I have been a busy beaver on the writing front though. Last year a couple months after the last post we launched a Kickstarter campaign to raise money for an educational video about Lake Ontario based on my latest book
Saving The Beautiful Lake.

The campaign was a success and we spent a fair amount of the spring summer and fall doing video for the project. The script is now about finished. If anyone reading this wants to learn more Google "Kickstarter Lake Ontario".

The book is currently listed for sale at my on line store or can be ordered by e mailing me. The store is at www.chimneybluff.com

here's a bit from my press release


Gateley was moved to write the 276 page book after she read a news article in 2013 that described Ontario as the most polluted and impaired of all the Great Lakes. She set sail that summer with two others aboard an elderly yacht to circumnavigate the lake in search of how it became so stressed.

“I've sailed the lake for over forty years. It's incredible. We have eagles and ospreys and a world class fishery. This is an amazing place. But we also have two radioactive waste dumps, more than a dozen operating nuclear reactors, and the most polluted harbor in Canada on Lake Ontario that need to be contained and cleaned up.”

Saving The Beautiful Lake includes information on the threats of invasive species, legacy pollution, the impacts of energy extraction and use, and health issues associated with plastics and chemicals that disrupt hormone function in animals and people. She says, “We have made progress and we can still fix the worst problems. Nature is resilient, but there are limits. I think we must act soon and I believe a new relationship with our water is the only way it will happen.”
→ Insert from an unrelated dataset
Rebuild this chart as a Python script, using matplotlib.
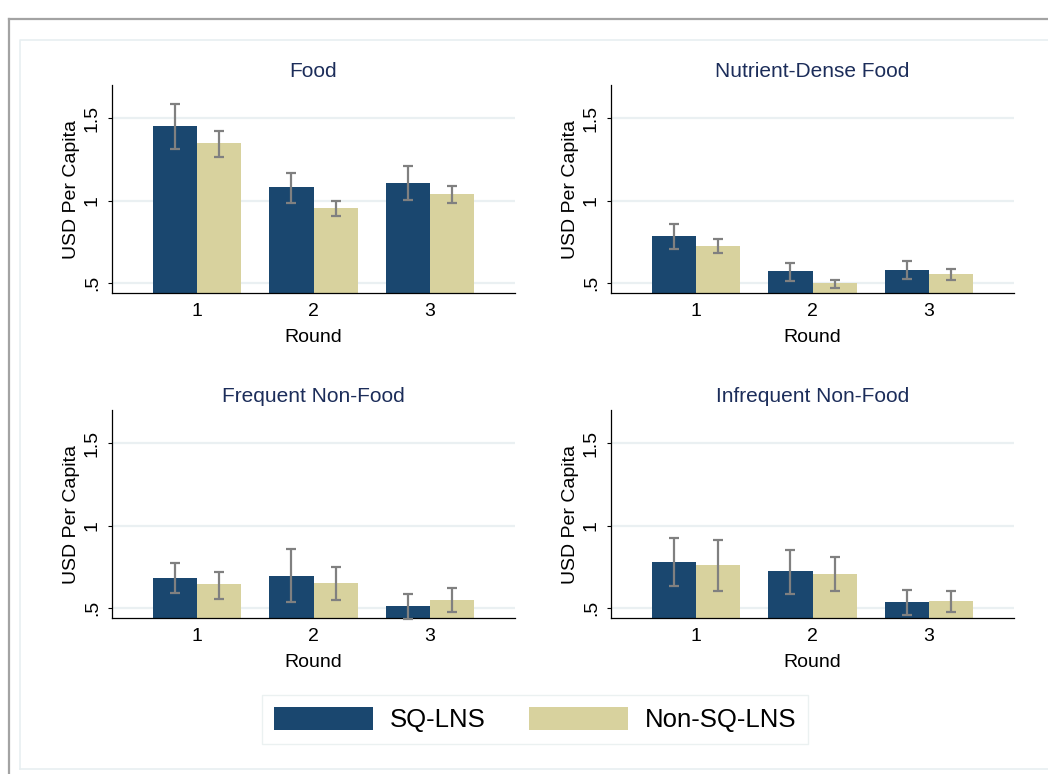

The book also describes that new relationship and the work of grassroots groups throughout the Great Lakes basin who are now working to implement it by reviving the ancient enduring wisdom of the commons, a management plan for sustainable water resource management.

“Our ancestors knew that water is a priceless gift that we must be grateful for. It should not ever be a mere commodity to make money off of. It is the responsibility of all of us to pass that gift on unimpaired to future generations.”